HVE ou bio, ce n’est pas antagoniste, mais complémentaire

Le Château Dubraud

Le Château Dubraud © D. R.

 

EJG : Toutes les exploitations sont-elles concernées par le passage au bio ?

Pascal Chatonnet : « Oui toutes, même si les Premiers Crus communiquent davantage. Ils n’ont pas été moteurs, plutôt suiveurs. Mais quand vous avez des Premiers Crus qui font la promotion de leur conversion, ça tire des wagons. Mais aucun d’entre eux n’a été précurseur. Ça dynamise juste le mouvement ! »

La conversion au bio dans notre région est plus difficile que dans la vallée du Rhône, en Alsace ou en Bourgogne car notre climat est plus humide

LES BIENFAITS DE L’AGROFORESTERIE

Et de 1 000 ! Objectif crowdfunding atteint pour le Château Dubraud qui a lancé une campagne de financement participatif pour la plantation de 1 000 arbres et arbustes. 18 essences différentes ont ainsi été plantées, et une mare a été créée. Ce projet ambitieux s’inscrit dans une démarche globale initiée dès 2014, au sein de ce vignoble qui a obtenu la certification HVE.

Au milieu des rangs de vigne, peupliers et saules apportent de l’ombre en été et de l’humus fertilisant des sols en hiver. Une manière de rendre les sols perméables et de stocker l’eau. Des haies d’arbres champêtres redynamisent la biodiversité, régularisent les flux d’eau et de vent, et offrent refuge aux oiseaux comme aux chauve-souris, régulant ainsi les parasites. Enfin la mare devient lieu de ressource pour les oiseaux et accueille une vie aquatique, dont des rainettes. « Vivifier le sol, le rendre plus vivant est essentiel.
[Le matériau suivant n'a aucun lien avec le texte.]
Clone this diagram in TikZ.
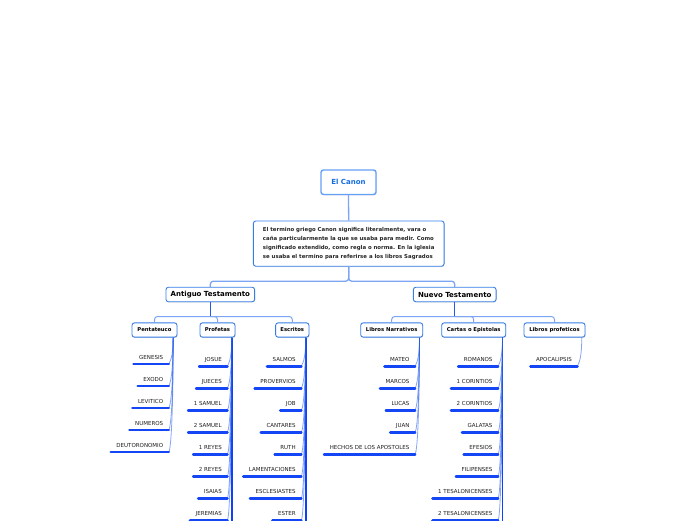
\documentclass[tikz,border=0pt]{standalone}
\usepackage{fontspec}
\setmainfont{DejaVu Sans}
\usetikzlibrary{calc,shadows}
\definecolor{boxblue}{RGB}{55,125,230}
\definecolor{canonblue}{RGB}{100,160,245}
\definecolor{canontext}{RGB}{20,110,225}
\definecolor{lightlink}{RGB}{125,165,245}
\definecolor{darklink}{RGB}{35,90,235}
\definecolor{ulblue}{RGB}{20,70,245}
\definecolor{stemblue}{RGB}{15,65,250}
\definecolor{labelgray}{RGB}{30,30,30}
\newcommand\leafgroup[4]{%
  \foreach \t [count=\i] in {#4} {
    \pgfmathsetmacro\dy{#3+22*(\i-1)}
    \node[leaf] (#1\i) at ($(#2)+(-4.3,\dy)$) {\t};
    \draw[fan] (#2) .. controls +(0,{0.6*\dy}) and +(2.5,-5) .. (#1\i.south east);
    \draw[uline] (#1\i.south west) -- (#1\i.south east);
  }}
\begin{document}
\begin{tikzpicture}[x=1pt,y=-1pt,
  box/.style={draw=boxblue, line width=0.9pt, fill=white, rounded corners=2.5pt,
    inner sep=0pt, text=black,
    drop shadow={shadow xshift=0.5pt, shadow yshift=-0.8pt, opacity=0.25}},
  sbox/.style={box, minimum height=14.3pt, font=\bfseries\fontsize{5.3}{6}\selectfont},
  mbox/.style={box, minimum height=14.5pt, font=\bfseries\fontsize{7}{8}\selectfont},
  toplink/.style={draw=lightlink, line width=1.3pt},
  sublink/.style={draw=lightlink, line width=1pt},
  dlink/.style={draw=darklink, line width=1.2pt},
  leaf/.style={anchor=south east, inner xsep=5.5pt, inner ysep=4.5pt, text height=4pt,
    text depth=0pt, font=\fontsize{5.5}{6}\selectfont, text=labelgray},
  fan/.style={draw=darklink, line width=0.8pt, opacity=0.55},
  uline/.style={draw=ulblue, line width=2.6pt, line cap=round},
  stem/.style={draw=stemblue, line width=1.9pt}
]
\useasboundingbox (0,0) rectangle (696,520);
\fill[white] (0,0) rectangle (696,520);
\clip (0,0) rectangle (696,520);

% main nodes
\node[box, draw=canonblue, line width=1.4pt, minimum width=55pt, minimum height=24.5pt,
  font=\bfseries\fontsize{7}{8}\selectfont, text=canontext] (canon) at (348.5,182.2) {El Canon};
\node[box, minimum width=190.7pt, minimum height=45.3pt, align=left,
  font=\bfseries\fontsize{5.4}{8.9}\selectfont, text=black!85] (desc) at (348.7,243.6)
  {\mbox{El termino griego Canon significa literalmente, vara o}\\
   \mbox{caña particularmente la que se usaba para medir. Como}\\
   \mbox{significado extendido, como regla o norma. En la iglesia}\\
   \mbox{se usaba el termino para referirse a los libros Sagrados}};
\node[mbox, minimum width=88.7pt] (ant) at (210.3,294.5) {Antiguo Testamento};
\node[mbox, minimum width=82.7pt] (nue) at (454.7,294.5) {Nuevo Testamento};

\node[sbox, minimum width=45pt] (pent) at (154.5,330) {Pentateuco};
\node[sbox, minimum width=35pt] (prof) at (217.5,330) {Profetas};
\node[sbox, minimum width=33.3pt] (escr) at (292.3,330) {Escritos};
\node[sbox, minimum width=62pt] (narr) at (391.7,330) {Libros Narrativos};
\node[sbox, minimum width=64pt] (cart) at (473.7,330) {Cartas o Epistolas};
\node[sbox, minimum width=61pt] (proph) at (554.5,330) {Libros profeticos};

% top connectors
\draw[toplink] (canon.south) -- (desc.north);
\draw[toplink, rounded corners=3pt] (desc.south) -- ++(0,14.5) -| (ant.north);
\draw[toplink, rounded corners=3pt] (desc.south) -- ++(0,14.5) -| (nue.north);

\draw[dlink] (ant.south) -- ++(0,14.3) coordinate (antj);
\draw[sublink, rounded corners=3pt] (antj) -| (pent.north);
\draw[sublink, rounded corners=3pt] (antj) -| (prof.north);
\draw[sublink, rounded corners=3pt] (antj) -| (escr.north);

\draw[dlink] (nue.south) -- ++(0,14.3) coordinate (nuej);
\draw[sublink, rounded corners=3pt] (nuej) -| (narr.north);
\draw[sublink, rounded corners=3pt] (nuej) -| (cart.north);
\draw[sublink, rounded corners=3pt] (nuej) -| (proph.north);

% stem start points
\coordinate (pents) at ($(pent.south east)+(-4.3,0)$);
\coordinate (profs) at ($(prof.south east)+(-3.7,0)$);
\coordinate (escrs) at ($(escr.south east)+(-3.7,0)$);
\coordinate (narrs) at ($(narr.south east)+(-3.7,0)$);
\coordinate (carts) at ($(cart.south east)+(-3.7,0)$);
\coordinate (prophs) at ($(proph.south east)+(-3.7,0)$);

% thick stems of long lists
\coordinate (profb) at ($(profs)+(0,200)$);
\coordinate (escrb) at ($(escrs)+(0,200)$);
\coordinate (cartb) at ($(carts)+(0,200)$);
\draw[stem] (profs) -- (profb);
\draw[stem] (escrs) -- (escrb);
\draw[stem] (carts) -- (cartb);

% leaves
\leafgroup{pl}{pents}{26.5}{GENESIS,EXODO,LEVITICO,NUMEROS,DEUTORONOMIO}
\leafgroup{rl}{profs}{28.7}{JOSUE,JUECES,1 SAMUEL,2 SAMUEL,1 REYES,2 REYES,ISAIAS,JEREMIAS}
\leafgroup{el}{escrs}{28.7}{SALMOS,PROVERVIOS,JOB,CANTARES,RUTH,LAMENTACIONES,ESCLESIASTES,ESTER}
\leafgroup{nl}{narrs}{28.7}{MATEO,MARCOS,LUCAS,JUAN,HECHOS DE LOS APOSTOLES}
\leafgroup{cl}{carts}{28.7}{ROMANOS,1 CORINTIOS,2 CORINTIOS,GALATAS,EFESIOS,FILIPENSES,1 TESALONICENSES,2 TESALONICENSES}
\leafgroup{al}{prophs}{28.7}{APOCALIPSIS}
\end{tikzpicture}
\end{document}
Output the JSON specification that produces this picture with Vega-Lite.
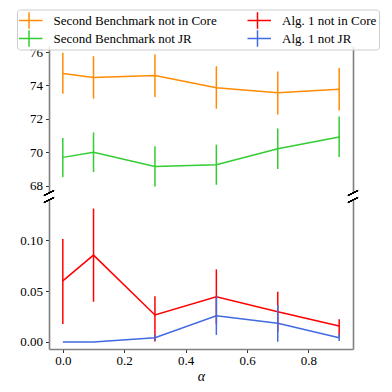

C’est notre terroir, notre capital », remarque Alain Vidal, propriétaire du Château Dubraud, qui précise par ailleurs : « Nous allons nous inspirer du modèle vertueux de la forêt et l’appliquer à la vigne, pour produire des vins encore plus aromatiques, obtenir une vigne en meilleure santé sans intrant, et être en harmonie avec la nature ». Aujourd’hui, l’agroforesterie permet de repenser les pratiques agronomiques : planter des arbres pour multiplier l’activité biologique du sol, la maîtrise des parasites, la ressource en eau, le confort climatique, le stockage du carbone, tout en valorisant le paysage.